Only the lines from the line containing "Give me the React, TypeScript" to the line containing "import * as", with both of those lines, are to be repeated exactly. Leave the images out.

◇ ◇ ◇ ◇

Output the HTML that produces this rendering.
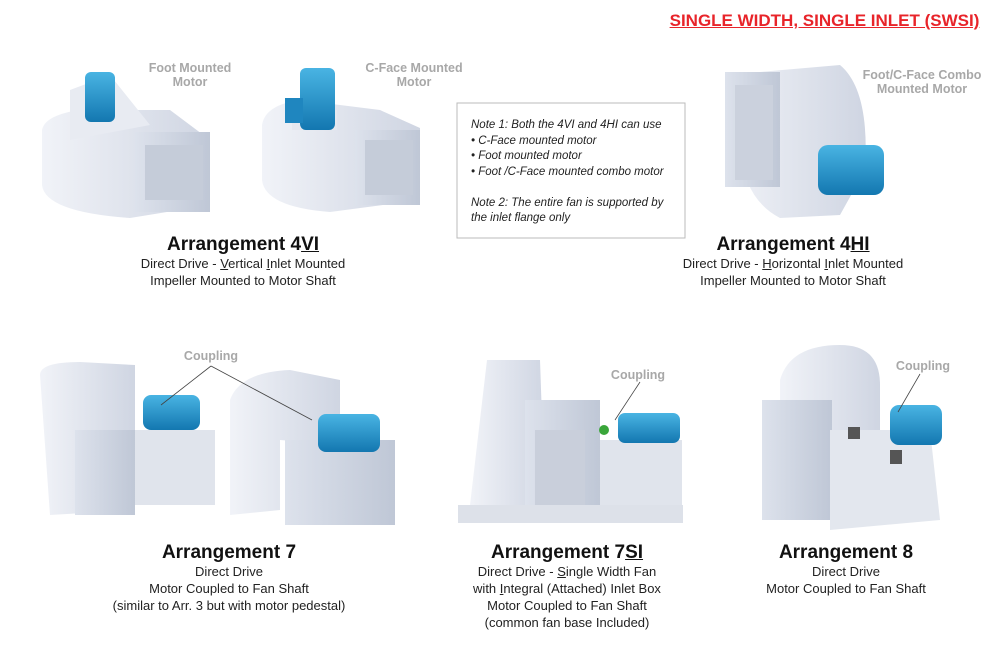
<!DOCTYPE html>
<html><head><meta charset="utf-8"><style>
body{margin:0;width:1006px;height:672px;background:#fff;position:relative;overflow:hidden;font-family:"Liberation Sans",sans-serif;}
.t{position:absolute;text-align:center;white-space:nowrap;}
.g{color:#a8a8a8;font-weight:bold;font-size:12.5px;line-height:14px;}
.h{font-weight:bold;font-size:19px;color:#111;line-height:22px;}
.s{font-size:13px;color:#222;line-height:17px;}
u{text-decoration:underline;}
svg{position:absolute;left:0;top:0;}
</style></head><body>
<svg width="1006" height="672">
<defs>
<linearGradient id="w" x1="0" x2="1"><stop offset="0" stop-color="#f1f3f8"/><stop offset="1" stop-color="#cfd5e2"/></linearGradient>
<linearGradient id="d" x1="0" x2="1"><stop offset="0" stop-color="#dde2ec"/><stop offset="1" stop-color="#bfc7d6"/></linearGradient>
<linearGradient id="b" x1="0" y1="0" x2="0" y2="1"><stop offset="0" stop-color="#49b4e3"/><stop offset="1" stop-color="#1377b0"/></linearGradient>
</defs>
<!-- 4VI foot -->
<path d="M42 130 Q45 115 80 110 L170 110 L210 140 L210 205 L130 218 Q45 212 42 185Z" fill="url(#w)"/>
<path d="M70 90 L110 75 L150 125 L70 140Z" fill="#e8ebf2"/>
<rect x="135" y="132" width="75" height="80" fill="url(#d)"/>
<rect x="145" y="145" width="58" height="55" fill="#c5ccd9"/>
<rect x="85" y="72" width="30" height="50" rx="6" fill="url(#b)"/>
<!-- 4VI cface -->
<path d="M262 125 Q265 105 300 100 L380 110 L420 128 L420 200 L330 212 Q265 207 262 180Z" fill="url(#w)"/>
<rect x="355" y="130" width="65" height="75" fill="url(#d)"/>
<rect x="365" y="140" width="48" height="55" fill="#c5ccd9"/>
<rect x="292" y="110" width="45" height="20" fill="#e5e8ef"/>
<rect x="300" y="68" width="35" height="62" rx="6" fill="url(#b)"/>
<rect x="285" y="98" width="18" height="25" fill="#1f86bf"/>
<!-- 4HI -->
<path d="M725 75 L840 65 Q870 90 865 170 L840 215 L780 218 Q745 200 740 150Z" fill="url(#w)"/>
<rect x="725" y="72" width="55" height="115" fill="url(#d)"/>
<rect x="735" y="85" width="38" height="95" fill="#cbd1dd"/>
<rect x="818" y="145" width="66" height="50" rx="10" fill="url(#b)"/>
<!-- Arr 7 -->
<path d="M40 375 Q40 362 80 362 L135 365 L135 510 L50 515Z" fill="url(#w)"/>
<rect x="75" y="430" width="60" height="85" fill="url(#d)"/>
<rect x="135" y="430" width="80" height="75" fill="#e0e4ec"/>
<rect x="143" y="395" width="57" height="35" rx="8" fill="url(#b)"/>
<path d="M230 400 Q240 372 290 370 L340 380 L340 445 L280 440 L280 510 L230 515Z" fill="url(#w)"/>
<rect x="285" y="440" width="110" height="85" fill="url(#d)"/>
<rect x="318" y="414" width="62" height="38" rx="8" fill="url(#b)"/>
<line x1="211" y1="366" x2="161" y2="405" stroke="#444" stroke-width="0.8"/>
<line x1="211" y1="366" x2="312" y2="420" stroke="#444" stroke-width="0.8"/>
<!-- 7SI -->
<rect x="458" y="505" width="225" height="18" fill="#dde1e9"/>
<path d="M487 360 L540 360 L545 505 L470 505Z" fill="url(#w)"/>
<rect x="525" y="400" width="75" height="105" fill="url(#d)"/>
<rect x="535" y="430" width="50" height="75" fill="#c9cfdb"/>
<rect x="600" y="440" width="82" height="65" fill="#e0e4ec"/>
<rect x="618" y="413" width="62" height="30" rx="7" fill="url(#b)"/>
<circle cx="604" cy="430" r="5" fill="#3aa63a"/>
<line x1="640" y1="382" x2="615" y2="420" stroke="#444" stroke-width="0.8"/>
<!-- Arr 8 -->
<path d="M780 380 Q790 345 840 345 Q880 345 880 385 L880 500 L780 500Z" fill="url(#w)"/>
<rect x="762" y="400" width="70" height="120" fill="url(#d)"/>
<path d="M830 430 L930 430 L940 520 L830 530Z" fill="#e3e7ee"/>
<rect x="848" y="427" width="12" height="12" fill="#555"/>
<rect x="890" y="450" width="12" height="14" fill="#555"/>
<rect x="890" y="405" width="52" height="40" rx="9" fill="url(#b)"/>
<line x1="920" y1="374" x2="898" y2="412" stroke="#444" stroke-width="0.8"/>
<rect x="457" y="103" width="228" height="135" fill="#fff" stroke="#bbb" stroke-width="1"/>
</svg>
<div class="t" style="left:668px;top:11px;width:313px;color:#e8242a;font-weight:bold;font-size:17px;text-decoration:underline;">SINGLE WIDTH, SINGLE INLET (SWSI)</div>
<div class="t g" style="left:130px;top:61px;width:120px;">Foot Mounted<br>Motor</div>
<div class="t g" style="left:354px;top:61px;width:120px;">C-Face Mounted<br>Motor</div>
<div class="t g" style="left:852px;top:68px;width:140px;">Foot/C-Face Combo<br>Mounted Motor</div>
<div class="t" style="left:471px;top:118px;text-align:left;font-style:italic;font-size:11.5px;line-height:15.5px;color:#222;">Note 1: Both the 4VI and 4HI can use<br>• C-Face mounted motor<br>• Foot mounted motor<br>• Foot /C-Face mounted combo motor<br><br>Note 2: The entire fan is supported by<br>the inlet flange only</div>
<div class="t h" style="left:93px;top:234px;width:300px;">Arrangement 4<u>VI</u></div>
<div class="t s" style="left:93px;top:255px;width:300px;">Direct Drive - <u>V</u>ertical <u>I</u>nlet Mounted<br>Impeller Mounted to Motor Shaft</div>
<div class="t h" style="left:643px;top:234px;width:300px;">Arrangement 4<u>HI</u></div>
<div class="t s" style="left:643px;top:255px;width:300px;">Direct Drive - <u>H</u>orizontal <u>I</u>nlet Mounted<br>Impeller Mounted to Motor Shaft</div>
<div class="t g" style="left:161px;top:349px;width:100px;">Coupling</div>
<div class="t g" style="left:588px;top:368px;width:100px;">Coupling</div>
<div class="t g" style="left:873px;top:359px;width:100px;">Coupling</div>
<div class="t h" style="left:79px;top:542px;width:300px;">Arrangement 7</div>
<div class="t s" style="left:79px;top:563px;width:300px;">Direct Drive<br>Motor Coupled to Fan Shaft<br>(similar to Arr. 3 but with motor pedestal)</div>
<div class="t h" style="left:417px;top:542px;width:300px;">Arrangement 7<u>SI</u></div>
<div class="t s" style="left:417px;top:563px;width:300px;">Direct Drive - <u>S</u>ingle Width Fan<br>with <u>I</u>ntegral (Attached) Inlet Box<br>Motor Coupled to Fan Shaft<br>(common fan base Included)</div>
<div class="t h" style="left:696px;top:542px;width:300px;">Arrangement 8</div>
<div class="t s" style="left:696px;top:563px;width:300px;">Direct Drive<br>Motor Coupled to Fan Shaft</div>
</body></html>
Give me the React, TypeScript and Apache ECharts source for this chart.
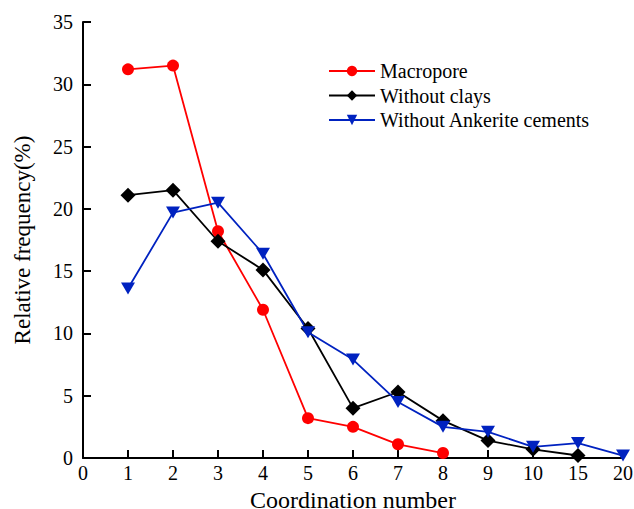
import React, { useEffect, useRef } from "react";
import * as echarts from "echarts";

const categories = ["0", "1", "2", "3", "4", "5", "6", "7", "8", "9", "10", "15", "20"];
const macropore = [null, 31.2, 31.5, 18.2, 11.9, 3.2, 2.5, 1.1, 0.4, null, null, null, null];
const withoutClays = [null, 21.1, 21.5, 17.4, 15.1, 10.4, 4.0, 5.3, 3.0, 1.4, 0.7, 0.2, null];
const withoutAnkerite = [null, 13.6, 19.7, 20.5, 16.4, 10.1, 7.9, 4.5, 2.5, 2.1, 0.9, 1.2, 0.2];
const yTicks = { min: 0, max: 35, interval: 5 };

const FONT = "Liberation Serif";

export default function App() {
  const ref = useRef<HTMLDivElement>(null);
  useEffect(() => {
    const chart = echarts.init(ref.current!, null, { renderer: "svg" });
    const axisCommon = {
      axisLine: { show: true, lineStyle: { color: "#000", width: 2 } },
      axisTick: { show: true, inside: true, length: 8, lineStyle: { color: "#000", width: 2 } },
      axisLabel: { color: "#000", fontFamily: FONT, fontSize: 20 },
      splitLine: { show: false },
    };
    chart.setOption({
      animation: false,
      backgroundColor: "#fff",
      grid: { left: 83, right: 11, top: 22, bottom: 51, outerBoundsMode: "none", containLabel: false },
      legend: {
        left: 323,
        top: 56,
        orient: "vertical",
        itemWidth: 46,
        itemHeight: 13,
        itemGap: 4.5,
        textStyle: { fontFamily: FONT, fontSize: 20, lineHeight: 20, color: "#000" },
        data: ["Macropore", "Without clays", "Without Ankerite cements"],
      },
      xAxis: {
        type: "category",
        data: categories,
        boundaryGap: false,
        ...axisCommon,
        axisLabel: { ...axisCommon.axisLabel, margin: 5 },
        name: "Coordination number",
        nameLocation: "middle",
        nameGap: 23,
        nameTextStyle: { fontFamily: FONT, fontSize: 24, lineHeight: 24, color: "#000" },
      },
      yAxis: {
        type: "value",
        ...yTicks,
        ...axisCommon,
        axisLabel: { ...axisCommon.axisLabel, margin: 10 },
        name: "Relative frequency(%)",
        nameLocation: "middle",
        nameGap: 49,
        nameTextStyle: { fontFamily: FONT, fontSize: 23, color: "#000" },
      },
      series: [
        {
          name: "Macropore",
          type: "line",
          data: macropore,
          symbol: "circle",
          symbolSize: 12,
          itemStyle: { color: "#ff0000" },
          lineStyle: { color: "#ff0000", width: 1.8 },
        },
        {
          name: "Without clays",
          type: "line",
          data: withoutClays,
          symbol: "diamond",
          symbolSize: 15,
          itemStyle: { color: "#000" },
          lineStyle: { color: "#000", width: 1.8 },
        },
        {
          name: "Without Ankerite cements",
          type: "line",
          data: withoutAnkerite,
          symbol: "triangle",
          symbolRotate: 180,
          symbolSize: [14, 12],
          itemStyle: { color: "#0022c0" },
          lineStyle: { color: "#0022c0", width: 1.8 },
        },
      ],
    });
    return () => chart.dispose();
  }, []);
  return <div ref={ref} style={{ width: 634, height: 509, position: "absolute", left: 0, top: 0 }} />;
}
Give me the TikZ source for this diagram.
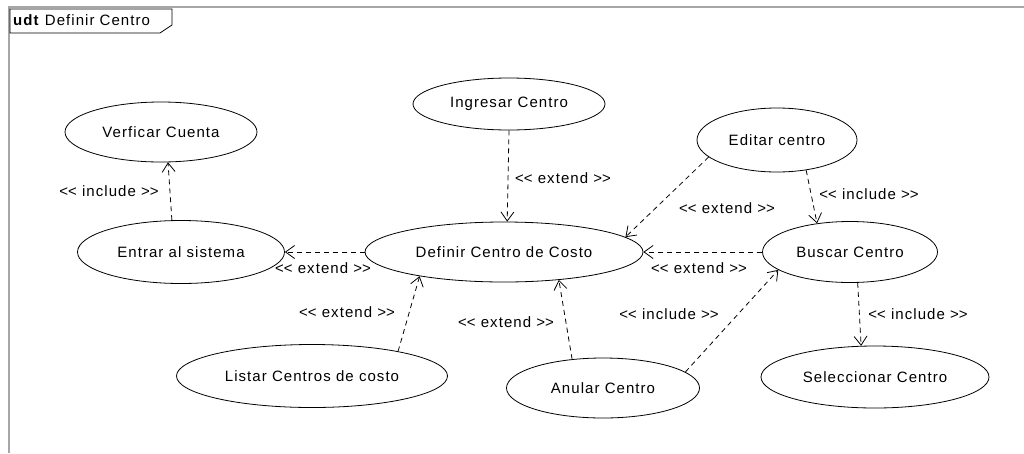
\documentclass[tikz,border=0pt]{standalone}
\usepackage{fontspec}
\setmainfont{Liberation Sans}[LetterSpace=7]
\usetikzlibrary{shapes.geometric,arrows.meta}
\newcommand{\stl}{<\kern0pt<}
\newcommand{\str}{>\kern0pt>}
\begin{document}
\begin{tikzpicture}[x=1pt,y=-1pt,
  uc/.style={draw,ellipse,line width=0.8pt,inner sep=0pt,font=\fontsize{15}{17}\selectfont},
  dep/.style={draw,line width=0.8pt,dash pattern=on 5pt off 4pt,-{Straight Barb[length=9pt,width=13pt,line width=0.8pt]}},
  lbl/.style={font=\fontsize{15}{17}\selectfont,inner sep=0pt}]
\useasboundingbox (0,0) rectangle (1024,453);
% frame
\draw[gray!70,line width=1.5pt] (9,453) -- (9,7) -- (1024,7);
\draw[line width=0.8pt,fill=white] (10,9) -- (172,9) -- (172,25) -- (160,33) -- (10,33) -- cycle;
\node[lbl,anchor=west] (title) at (13,20) {\textbf{udt} Definir Centro};
% use cases
\node[uc,minimum width=192pt,minimum height=60pt] (ver) at (161,132) {Verficar Cuenta};
\node[uc,minimum width=207pt,minimum height=63pt] (ent) at (181,252) {Entrar al sistema};
\node[uc,minimum width=192pt,minimum height=52pt] (ing) at (509,104) {Ingresar Centro};
\node[uc,minimum width=278pt,minimum height=60pt] (def) at (504,252) {Definir Centro de Costo};
\node[uc,minimum width=160pt,minimum height=64pt] (edi) at (777,140) {Editar centro};
\node[uc,minimum width=175pt,minimum height=61pt] (bus) at (850,252) {Buscar Centro};
\node[uc,minimum width=228pt,minimum height=62pt] (sel) at (875,377) {Seleccionar Centro};
\node[uc,minimum width=193pt,minimum height=60pt] (anu) at (603,388) {Anular Centro};
\node[uc,minimum width=271pt,minimum height=63pt] (lis) at (312,376) {Listar Centros de costo};
% connectors
\draw[dep] (ent.106) -- (ver.283);
\draw[dep] (def.west) -- (ent.east);
\draw[dep] (ing.south) -- (def.84);
\draw[dep] (edi.194) -- (def.7);
\draw[dep] (edi.314) -- (bus.139);
\draw[dep] (bus.west) -- (def.east);
\draw[dep] (lis.16) -- (def.196);
\draw[dep] (anu.137) -- (def.333);
\draw[dep] (anu.11) -- (bus.194);
\draw[dep] (bus.284) -- (sel.114);
% labels
\node[lbl] (l1) at (109,191) {\stl{} include \str};
\node[lbl] (l2) at (323,268) {\stl{} extend \str};
\node[lbl] (l3) at (563,178) {\stl{} extend \str};
\node[lbl] (l4) at (727,208) {\stl{} extend \str};
\node[lbl] (l5) at (869,194) {\stl{} include \str};
\node[lbl] (l6) at (699,268) {\stl{} extend \str};
\node[lbl] (l7) at (669,314) {\stl{} include \str};
\node[lbl] (l8) at (918,314) {\stl{} include \str};
\node[lbl] (l9) at (347,312) {\stl{} extend \str};
\node[lbl] (l10) at (506,322) {\stl{} extend \str};
\end{tikzpicture}
\end{document}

◇ ◇ ◇ ◇

ANSWER:
Give me the React, TypeScript and Apache ECharts source for this chart.
import React, { useEffect, useRef } from "react";
import * as echarts from "echarts";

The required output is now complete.